You see I’ve already moved to the Caribbean.
But sometimes your adobe files and life don’t line up and that’s just the way things go.
As with everything in this life, this story begins with heartbreak.
A few bad decisions and couple of poorly timed jobs and I was stood alone, jet lagged, and single for the first time in a few years.
It’s a long time so, naturally, I was suffering from a little bit of emotional whiplash.
Let’s not mince words: I was dumped.
All things fall apart in life. I get that. But there’s a time and tide to these things that I had judged was still an ocean away. That’s what I tell myself when I look back and think about how much I fell apart. I was like a dying star spewing its guts into the galaxy. I was like a dead end road simmering on a particularly hot afternoon.
I often find it really hard to share personal things on this blog. Something about how white and beautiful I’ve made it intimidates me! The pictures that once cocooned my heart suffocate me. But here I am sharing something very personal — years gone in an instant.

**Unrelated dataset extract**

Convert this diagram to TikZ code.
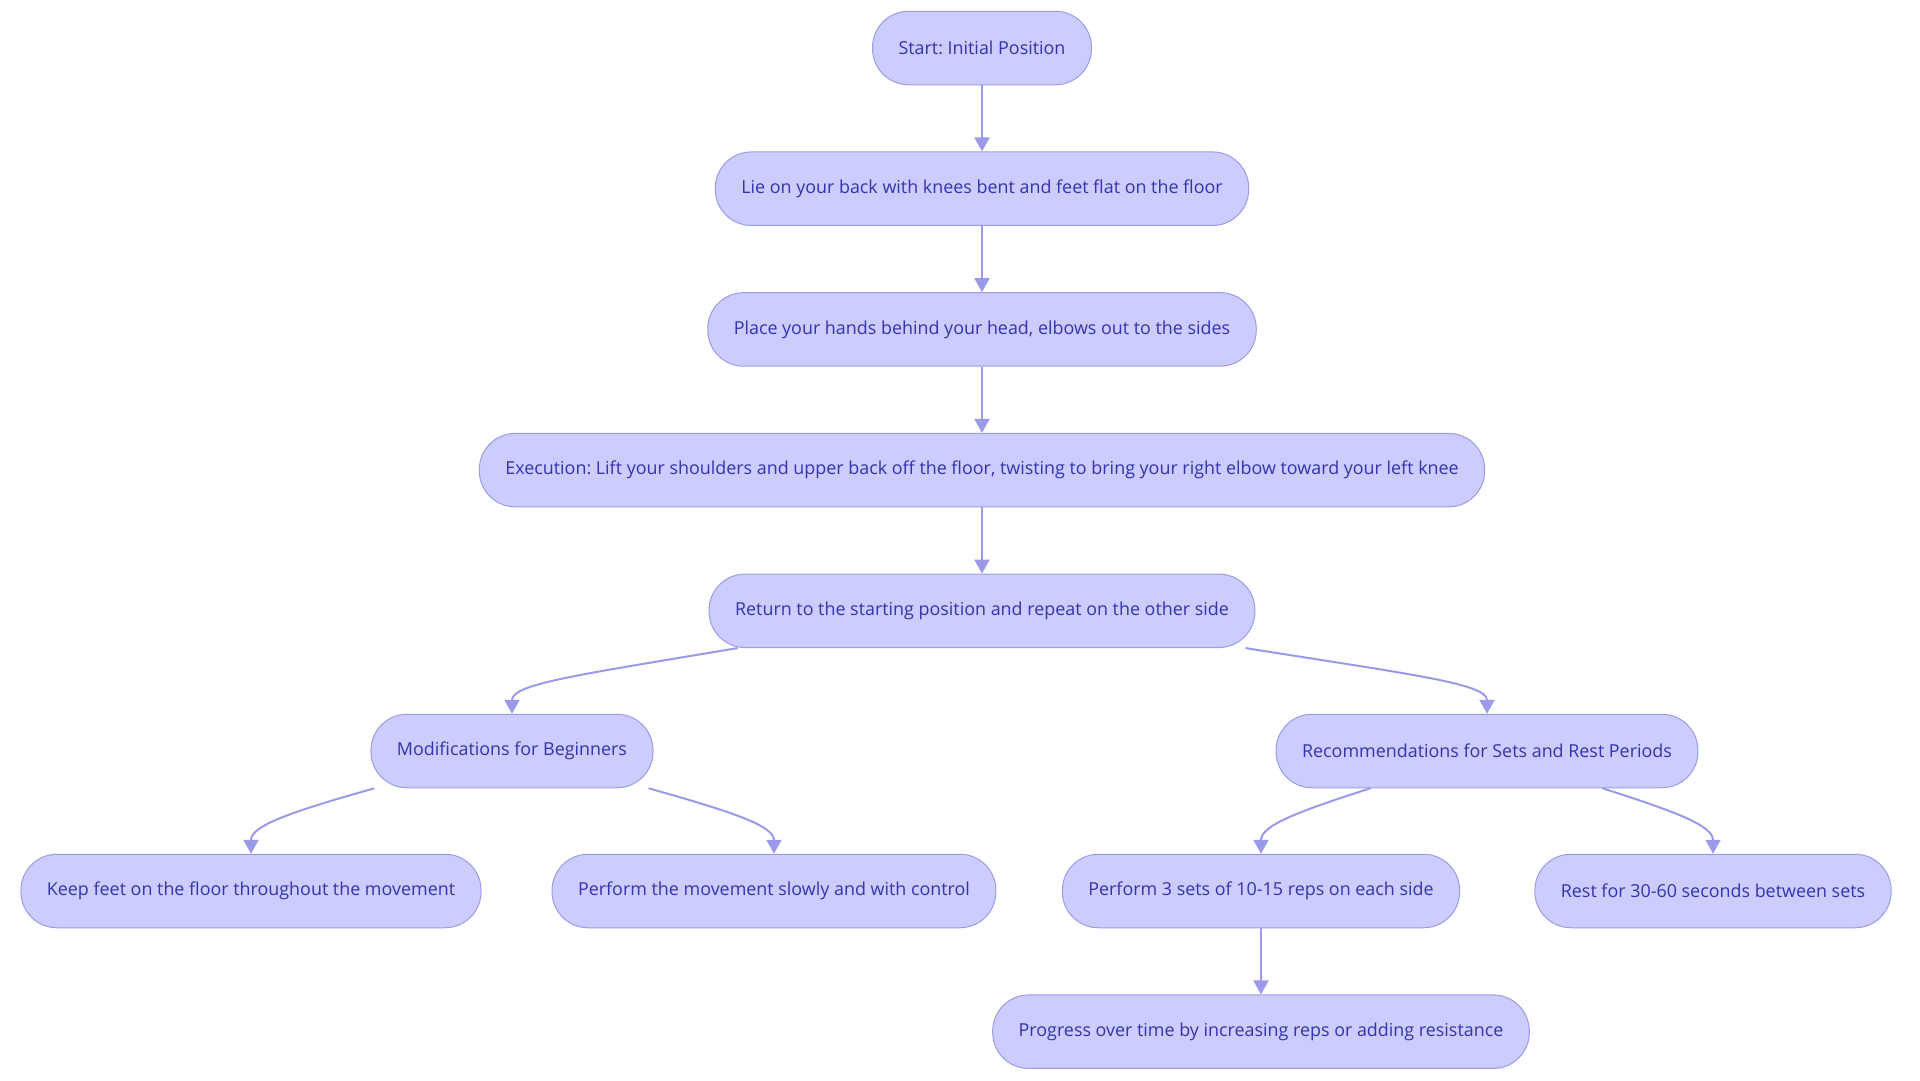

I’m not going to lie to you, for a while I was at a total loss for what to do. Being single is both incredibly liberating and terrifying all at the same time – I kept wondering what would happen if I died in the bathroom because who would have any reason to come find me? At the same time as this I would leave for incredible mini breaks at the weekend with nobody else to coordinate or look after but myself. I both loved and hated it in varying amounts. Sometimes freedom is it’s own kind of suffering
Recently I’ve grown to love it more than I hate it.

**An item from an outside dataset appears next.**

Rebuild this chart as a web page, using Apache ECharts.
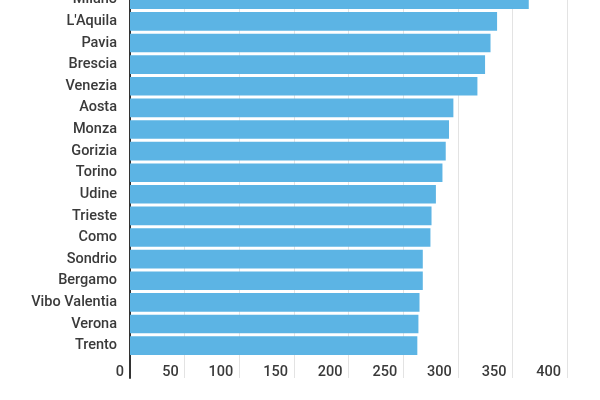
<html><head><meta charset='utf-8'>
<script src='https://cdn.jsdelivr.net/npm/echarts@6/dist/echarts.min.js'></script>
<style>html,body{margin:0;padding:0;background:#fff;overflow:hidden}
#chart{position:absolute;left:0;top:-11px;width:600px;height:411px}</style>
</head><body><div id='chart'></div><script>
// città e valori (dall'alto verso il basso)
var cities = ['Milano', "L'Aquila", 'Pavia', 'Brescia', 'Venezia', 'Aosta', 'Monza', 'Gorizia', 'Torino',
  'Udine', 'Trieste', 'Como', 'Sondrio', 'Bergamo', 'Vibo Valentia', 'Verona', 'Trento'];
var values = [365, 336, 330, 325, 318, 296, 292, 289, 286, 280, 276, 275, 268, 268, 265, 264, 263];
var xTicks = [0, 50, 100, 150, 200, 250, 300, 350, 400];

// riga vuota in fondo: ospita le etichette dell'asse x
var cats = cities.concat(['']);
var data = values.concat([null]);

var chart = echarts.init(document.getElementById('chart'));
chart.setOption({
  animation: false,
  textStyle: {fontFamily: 'Roboto'},
  grid: {left: 130, right: 33, top: 0, bottom: 22, containLabel: false},
  xAxis: {
    type: 'value',
    min: xTicks[0], max: xTicks[xTicks.length - 1], interval: 50,
    axisLine: {show: false}, axisTick: {show: false},
    splitLine: {lineStyle: {color: '#e3e3e3', width: 1}},
    axisLabel: {
      margin: -13, align: 'right', padding: [0, 6, 0, 0],
      color: '#3a3a3a', fontSize: 14.5, fontWeight: 500, fontFamily: 'Roboto'
    }
  },
  yAxis: {
    type: 'category', data: cats, inverse: true,
    axisLine: {show: true, lineStyle: {color: '#333', width: 2}},
    axisTick: {show: false},
    axisLabel: {margin: 13, color: '#3a3a3a', fontSize: 14.5, fontWeight: 500, fontFamily: 'Roboto'}
  },
  series: [{
    type: 'bar', data: data,
    barCategoryGap: '14%',
    itemStyle: {color: '#5cb4e4'}
  }]
});
</script></body></html>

And recently, emboldened by a newly found freedom, I moved to the Caribbean.
Not on a total whim (although potentially on somewhat of a whim… like on the scale of total whim to seriously planned out forever stuff this is maybe in the Mia, you didn’t even think about how you’d have money initially category) but still it’s a big move.
And here I am. In paradise. 🌴
It rains more often than you’d maybe think on my particular slice of the Caribbean. And, like everyone in this world, I have to work to earn my keep. But I’m learning a lot about how it’s not money but life experiences that have true value. And budgeting. I’m learning a lot about that too.
You’ll perhaps be unsurprised to learn I’m writing again too! I couldn’t be happier about that. I feel like I’ve finally taken control of my life! And that’s glorious.
Anyway, that’s my update for now. No doubt I’ll tell you more about my travels as I go along because idk I really want this blog to be ME AGAIN and not just a series of pretty pictures and words.